# 1996 Dodge Caravan Overheating problem



## benlee (Aug 15, 2009)

Hi,

My 1996 Dodge caravan overheats when I am stalled on the road for about 10 minutes. When this happens a check engine light pops on on my dashboard. Anyone have an idea what is happening and how I can fix this?

Thanks


----------



## Rehabber (Dec 29, 2005)

If it does not overheat at any other time. my best guess with the limited information provided, is that the radiator fan(s) is not coming on. Let the car idle until hot and see if the fans come on. If not, turn on the A/C and see if the fan(s) come on. If not, you have a bad fan motor(s) or bad relay.


----------



## benlee (Aug 15, 2009)

Thanks for your help, I suspected that there was a fan problem too.

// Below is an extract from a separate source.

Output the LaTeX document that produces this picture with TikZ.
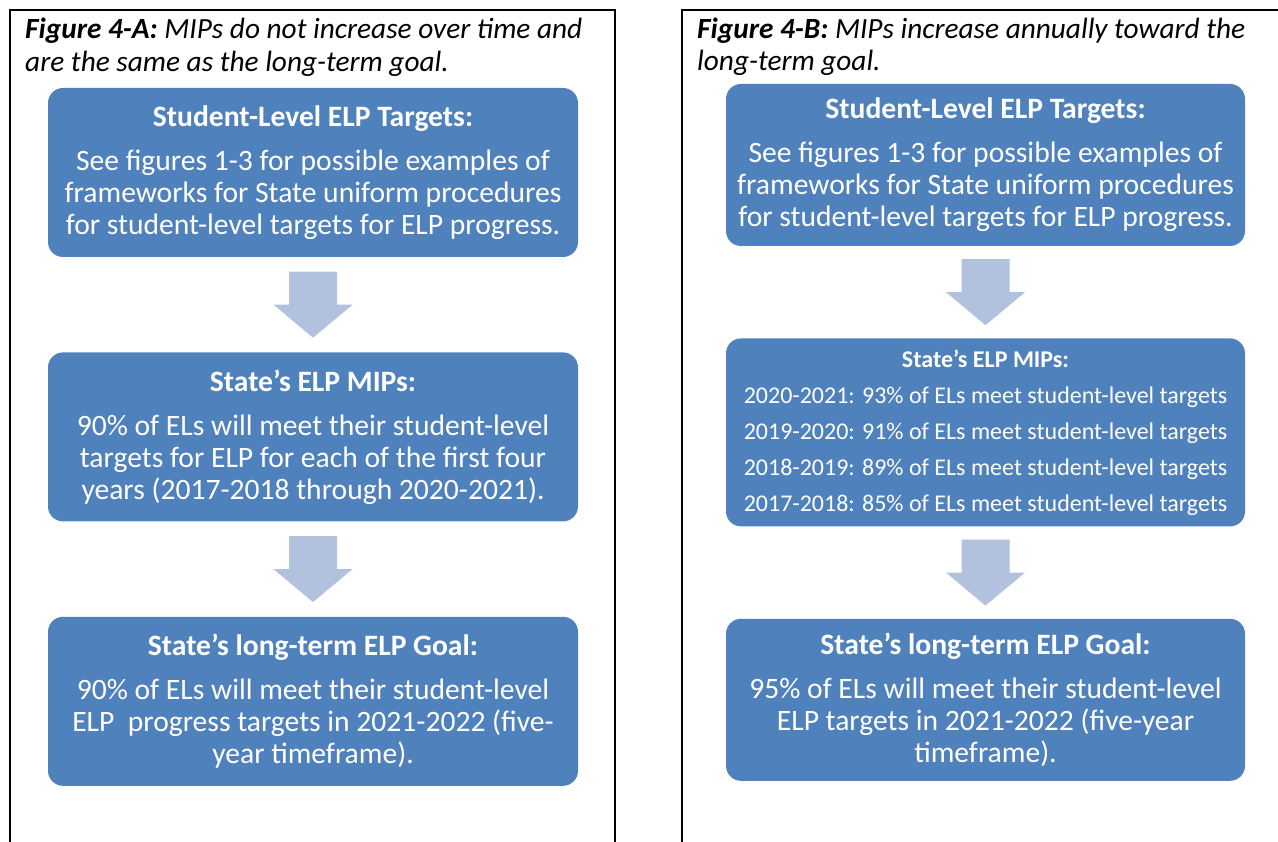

I will go get it checked and see if I can fix it.


----------



## Gary in WA (Mar 11, 2009)

I have a '92 P.V. The fan wires shorted once, down at the fan motor. My relay shorted once. The starter relay, third back on the right side, failed 4 times over 10 years. The serpentine belt last about two years, buy the clogged one, much better. The abs light comes on when the brake fluid reservoir is low, be sure to read the manual. (Pump them 40-50 times before topping off. You can read the codes by counting the flashes then compare to any manual. Mine stalled after a 10 minute drive, repeatedly. End result, when the seasons change, the gunk in the throttle air body makes the choke vane stick closed. Spray carb. cleaner through a fitting hole from the sending unit before the chamber. (They are not made for trailers)

Be safe, G


----------